Customers snapped selfies and sipped Slurpees and employees offered free pizza to the crowd. Store owner Balbir Atwal smiled ear-to-ear, carrying around an oversized prop check for $1 million, the business' take for selling one of the three tickets that won the $1.5-billion Powerball jackpot.
But the person (or persons) with the biggest reason to celebrate remained a mystery.
"We're waiting for the big jackpot winner," said California Lottery spokesman Russ Lopez. "We could be waiting a long time."
Jackpot winners have up to a year to claim their prize. Once they do, they're likely to find that they face an entirely new life, one with incredible opportunities and, perhaps, unimagined pitfalls.
On Thursday, amid the celebrations, lottery officials warned the winner to ready himself or herself for the changes to come.
"Just do what you need to do to be prepared," Lopez said. "People are going to come to you for money, and how are you going to develop a strategy to deal with that?"
Even split three ways, with winners in Florida and Tennessee, Wednesday's winner is poised be the largest lottery prize winner ever in California, with a $528-million payout before taxes.
"It's not like taking your paycheck to the bank," said California Lottery spokesman Alex Traverso.
Horror stories about sudden millionaires who lost it all, declared bankruptcy or saw their families torn apart are easy to come by.
People who win such large amounts often have a hard time keeping perspective, said Don McNay, a Kentucky-based financial consultant who specializes in helping people who have come into sudden money.
"I hope they do things smart," he said. "What I tell people to do is keep your circle very, very small. Don't be buying brand-new cars for all your friends. Don't take a hundred people to the Super Bowl."
Lottery officials encouraged the winner to download its "Winner's Handbook."
Among the first pieces of advice in that 14-page pamphlet: "Consider changing your cell and home phone numbers." Another piece: "Spending fast and furious will only leave you fast and furiously broke."
Winners' names are public record in California and most other states. And the stories of those who struggle after their wins are often well-publicized.
Jack Whittaker, a West Virginia sewage treatment contractor, was already a millionaire when he won $315 million in the 2002 Christmas Day Powerball at age 55.
About eight months later, while he was drinking at a strip club, $545,000 was stolen from a briefcase in his SUV.
Within two years, Whittaker lost a granddaughter to a drug overdose that he blamed on the money, ABC News reported.

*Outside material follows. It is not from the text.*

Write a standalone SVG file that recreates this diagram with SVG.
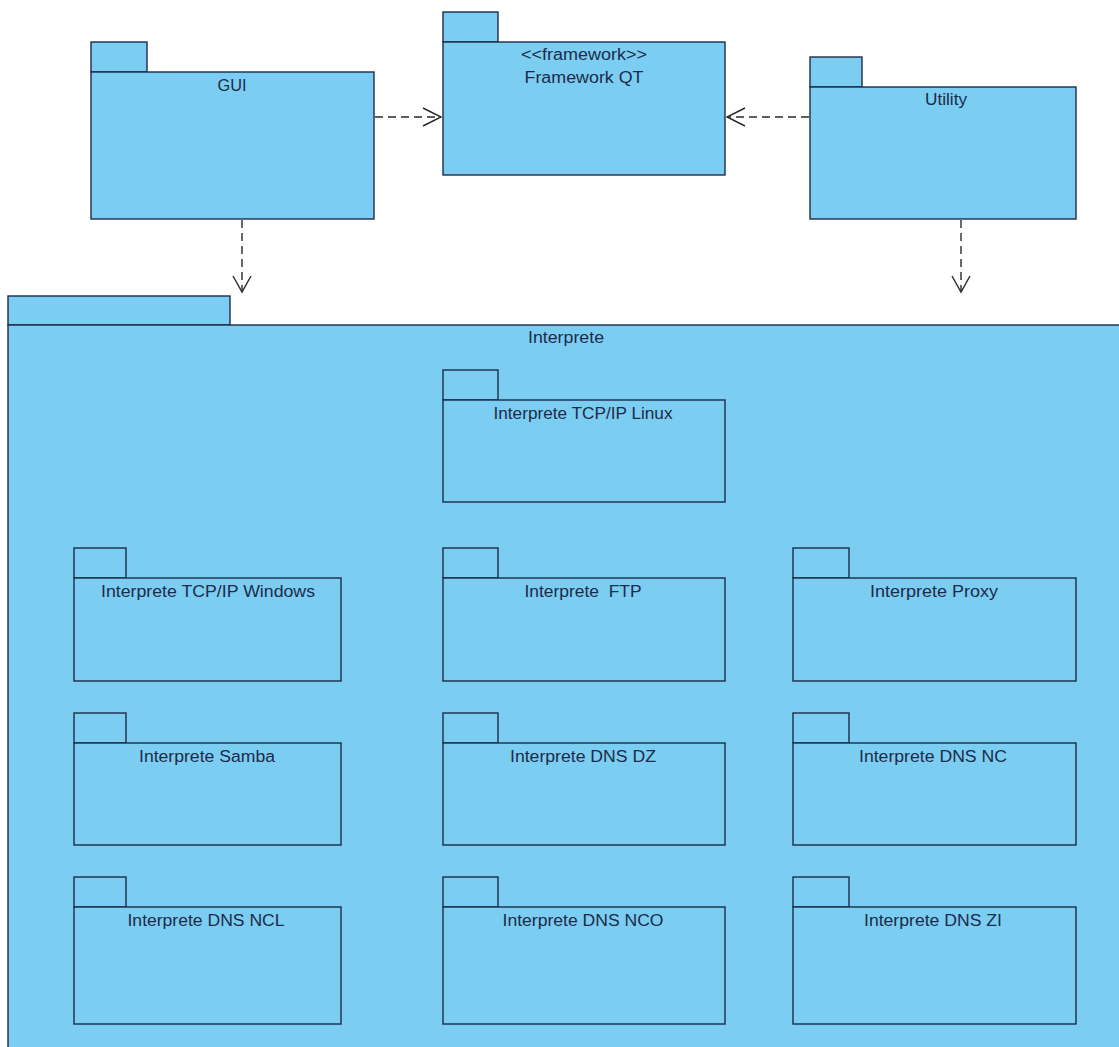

In 2009, his daughter was found dead. Whittaker and his wife divorced. He blamed it all on the lottery.
"I wish I'd torn that ticket up," Whittaker told ABC.
Lottery officials don't track what happens to winners, Traverso said. But, he added, it's likely that negative stories get much more attention than successful ones.
When winners arrive at lottery offices to claim their prizes, he said, officials try their best to talk with them and offer advice. The winner's pamphlet also offers tips on hiring accountants, attorneys and financial planners.
At the 7-Eleven on Thursday, stories of loss were far from the minds of those who gathered to celebrate. A sign that read "Millionaire Made Here" had been hung behind the register.
Cashier Rea Paras said people had been buying lottery tickets all morning.
"It's just crazy," she said. "They say, 'This is the lucky store.'"
Chino Hills Mayor Art Bennett swirled among the crowd.
"I'm just here sharing the story of how proud and thrilled we are that this happened in our community," he said.
Councilman Peter Rogers, who joined Bennett at the store midmorning, predicted the 7-Eleven would become "a destination."
Customer Rita Doerner, 75, came from her home in nearby Chino to buy a Powerball ticket.
"I told my husband ... I gotta go see if I can buy a ticket," she said. "I just think it's great. Especially because it's Chino Hills, not Beverly Hills or L.A. But right here in our backyard."
She held her newly purchased ticket in her hand. If she wins, Doerner said, she'd give most of the money to a children's hospital.
"At 75, there's not really much you need," she said.